*PROVIDED RECORDS*
---

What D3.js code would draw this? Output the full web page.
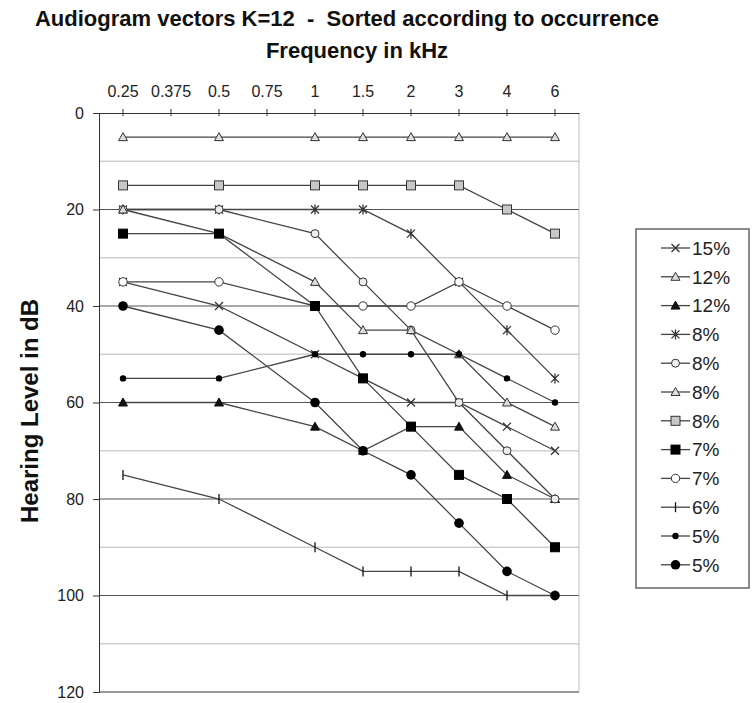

---

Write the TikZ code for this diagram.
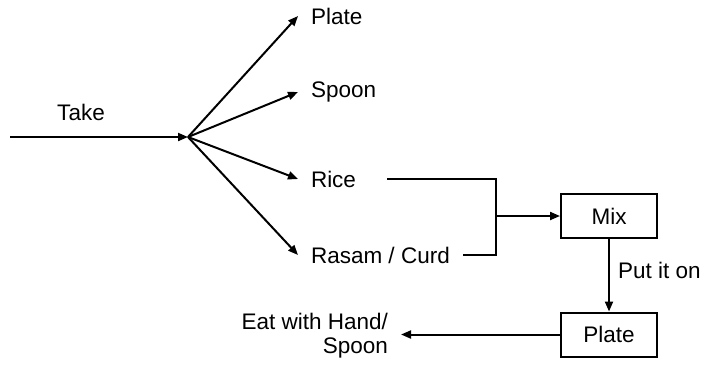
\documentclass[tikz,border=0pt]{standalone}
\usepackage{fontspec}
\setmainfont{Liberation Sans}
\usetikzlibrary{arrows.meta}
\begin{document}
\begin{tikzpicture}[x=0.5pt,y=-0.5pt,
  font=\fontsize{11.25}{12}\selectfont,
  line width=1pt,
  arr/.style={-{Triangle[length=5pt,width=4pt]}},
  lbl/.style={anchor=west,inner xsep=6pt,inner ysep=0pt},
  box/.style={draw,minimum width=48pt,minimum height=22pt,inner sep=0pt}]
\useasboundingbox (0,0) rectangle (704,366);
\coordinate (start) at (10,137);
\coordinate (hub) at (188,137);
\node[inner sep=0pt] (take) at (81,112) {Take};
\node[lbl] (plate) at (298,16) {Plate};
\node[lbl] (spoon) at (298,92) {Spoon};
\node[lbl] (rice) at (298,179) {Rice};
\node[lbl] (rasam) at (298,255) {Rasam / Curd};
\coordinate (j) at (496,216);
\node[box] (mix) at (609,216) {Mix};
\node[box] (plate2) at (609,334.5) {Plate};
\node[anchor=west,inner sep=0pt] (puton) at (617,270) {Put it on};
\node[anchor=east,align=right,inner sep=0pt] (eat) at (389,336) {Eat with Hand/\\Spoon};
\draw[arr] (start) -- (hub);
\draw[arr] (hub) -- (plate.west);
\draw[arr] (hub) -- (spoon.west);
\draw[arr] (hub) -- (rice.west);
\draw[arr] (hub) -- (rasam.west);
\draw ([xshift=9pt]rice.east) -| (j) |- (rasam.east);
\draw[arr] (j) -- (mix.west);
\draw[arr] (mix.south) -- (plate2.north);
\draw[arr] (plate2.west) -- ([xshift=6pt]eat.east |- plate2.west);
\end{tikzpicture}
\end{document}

---

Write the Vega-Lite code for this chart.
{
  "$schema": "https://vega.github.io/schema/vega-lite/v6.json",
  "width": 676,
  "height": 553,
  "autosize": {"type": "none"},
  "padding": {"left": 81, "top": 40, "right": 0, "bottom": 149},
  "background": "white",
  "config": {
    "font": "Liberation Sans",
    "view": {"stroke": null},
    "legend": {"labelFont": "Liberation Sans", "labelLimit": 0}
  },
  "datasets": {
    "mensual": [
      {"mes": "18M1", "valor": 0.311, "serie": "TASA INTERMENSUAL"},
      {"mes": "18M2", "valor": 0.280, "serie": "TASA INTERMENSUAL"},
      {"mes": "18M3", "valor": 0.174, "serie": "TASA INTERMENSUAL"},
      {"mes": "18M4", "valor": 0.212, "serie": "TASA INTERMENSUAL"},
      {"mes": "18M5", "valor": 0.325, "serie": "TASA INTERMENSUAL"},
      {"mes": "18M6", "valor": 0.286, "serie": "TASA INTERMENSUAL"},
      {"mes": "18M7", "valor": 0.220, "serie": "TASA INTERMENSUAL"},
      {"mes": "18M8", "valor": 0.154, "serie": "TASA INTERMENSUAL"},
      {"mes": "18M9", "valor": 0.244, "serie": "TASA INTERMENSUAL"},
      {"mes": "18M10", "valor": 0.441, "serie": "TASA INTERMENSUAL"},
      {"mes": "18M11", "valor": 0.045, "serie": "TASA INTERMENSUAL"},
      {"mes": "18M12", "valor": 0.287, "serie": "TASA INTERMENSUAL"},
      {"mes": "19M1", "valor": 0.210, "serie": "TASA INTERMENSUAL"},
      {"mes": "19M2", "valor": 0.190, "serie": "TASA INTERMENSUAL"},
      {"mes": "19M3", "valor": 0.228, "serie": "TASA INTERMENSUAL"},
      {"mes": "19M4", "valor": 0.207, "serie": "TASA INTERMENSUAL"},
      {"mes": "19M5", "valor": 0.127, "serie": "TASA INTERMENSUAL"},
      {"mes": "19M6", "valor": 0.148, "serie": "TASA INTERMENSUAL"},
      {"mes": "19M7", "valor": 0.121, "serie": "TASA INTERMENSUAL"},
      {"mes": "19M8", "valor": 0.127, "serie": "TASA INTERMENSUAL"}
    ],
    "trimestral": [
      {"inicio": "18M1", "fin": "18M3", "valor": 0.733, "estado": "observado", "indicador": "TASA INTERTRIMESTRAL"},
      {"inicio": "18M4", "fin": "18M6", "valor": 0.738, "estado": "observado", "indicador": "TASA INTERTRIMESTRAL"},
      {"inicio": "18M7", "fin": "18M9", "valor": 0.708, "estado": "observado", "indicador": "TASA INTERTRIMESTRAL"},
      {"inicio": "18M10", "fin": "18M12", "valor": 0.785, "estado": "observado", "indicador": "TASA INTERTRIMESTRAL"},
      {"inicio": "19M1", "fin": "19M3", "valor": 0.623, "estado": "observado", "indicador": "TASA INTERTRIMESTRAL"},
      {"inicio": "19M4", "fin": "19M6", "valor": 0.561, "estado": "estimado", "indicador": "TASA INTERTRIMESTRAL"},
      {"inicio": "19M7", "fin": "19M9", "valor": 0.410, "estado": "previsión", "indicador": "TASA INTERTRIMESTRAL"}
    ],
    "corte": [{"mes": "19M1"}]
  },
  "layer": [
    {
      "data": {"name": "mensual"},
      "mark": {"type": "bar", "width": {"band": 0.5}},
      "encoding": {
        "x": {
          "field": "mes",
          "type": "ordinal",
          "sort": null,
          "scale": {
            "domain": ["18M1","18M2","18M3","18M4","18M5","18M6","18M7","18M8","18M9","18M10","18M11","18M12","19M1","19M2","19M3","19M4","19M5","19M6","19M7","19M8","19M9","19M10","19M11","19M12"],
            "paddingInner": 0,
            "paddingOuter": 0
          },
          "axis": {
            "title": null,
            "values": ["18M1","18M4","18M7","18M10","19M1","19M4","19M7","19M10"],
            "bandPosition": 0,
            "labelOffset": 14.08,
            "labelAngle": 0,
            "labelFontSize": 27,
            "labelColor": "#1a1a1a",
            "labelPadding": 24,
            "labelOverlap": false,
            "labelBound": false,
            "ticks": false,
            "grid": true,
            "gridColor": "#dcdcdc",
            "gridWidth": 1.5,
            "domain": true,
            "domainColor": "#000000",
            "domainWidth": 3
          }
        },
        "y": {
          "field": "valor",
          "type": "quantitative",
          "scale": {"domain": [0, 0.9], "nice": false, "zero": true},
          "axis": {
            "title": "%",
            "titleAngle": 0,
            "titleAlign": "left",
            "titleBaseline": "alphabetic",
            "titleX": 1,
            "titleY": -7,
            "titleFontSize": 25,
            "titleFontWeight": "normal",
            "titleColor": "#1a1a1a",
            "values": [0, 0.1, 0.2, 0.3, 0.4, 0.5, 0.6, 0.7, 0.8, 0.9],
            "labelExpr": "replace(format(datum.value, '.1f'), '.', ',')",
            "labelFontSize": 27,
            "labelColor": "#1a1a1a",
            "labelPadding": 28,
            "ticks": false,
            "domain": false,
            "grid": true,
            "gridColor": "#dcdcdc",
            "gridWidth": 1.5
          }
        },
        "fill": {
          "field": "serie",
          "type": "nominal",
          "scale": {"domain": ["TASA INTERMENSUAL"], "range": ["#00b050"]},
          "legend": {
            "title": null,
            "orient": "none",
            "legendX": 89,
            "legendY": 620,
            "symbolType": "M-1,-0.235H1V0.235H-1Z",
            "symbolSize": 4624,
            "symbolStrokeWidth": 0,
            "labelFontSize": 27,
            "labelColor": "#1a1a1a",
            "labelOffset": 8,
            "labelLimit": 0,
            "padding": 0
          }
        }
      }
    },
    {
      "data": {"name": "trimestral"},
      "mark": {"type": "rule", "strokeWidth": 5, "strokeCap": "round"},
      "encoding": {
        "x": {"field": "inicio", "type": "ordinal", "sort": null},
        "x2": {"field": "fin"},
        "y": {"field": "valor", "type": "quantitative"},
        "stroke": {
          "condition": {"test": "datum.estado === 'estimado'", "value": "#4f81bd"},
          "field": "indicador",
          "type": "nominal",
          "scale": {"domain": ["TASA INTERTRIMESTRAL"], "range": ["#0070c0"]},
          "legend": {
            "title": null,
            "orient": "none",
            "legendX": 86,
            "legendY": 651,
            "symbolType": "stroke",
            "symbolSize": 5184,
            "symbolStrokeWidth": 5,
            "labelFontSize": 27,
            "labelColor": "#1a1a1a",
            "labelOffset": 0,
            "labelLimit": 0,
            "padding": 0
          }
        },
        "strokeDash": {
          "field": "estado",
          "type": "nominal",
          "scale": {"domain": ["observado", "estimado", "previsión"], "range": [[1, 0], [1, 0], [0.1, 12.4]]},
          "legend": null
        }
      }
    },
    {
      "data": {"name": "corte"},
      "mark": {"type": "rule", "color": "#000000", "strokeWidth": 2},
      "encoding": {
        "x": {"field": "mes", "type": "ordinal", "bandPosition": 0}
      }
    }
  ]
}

---

Lines that include the word "code" are to be extracted from the data above.

What D3.js code would draw this? Output the full web page.
Write the TikZ code for this diagram.
Write the Vega-Lite code for this chart.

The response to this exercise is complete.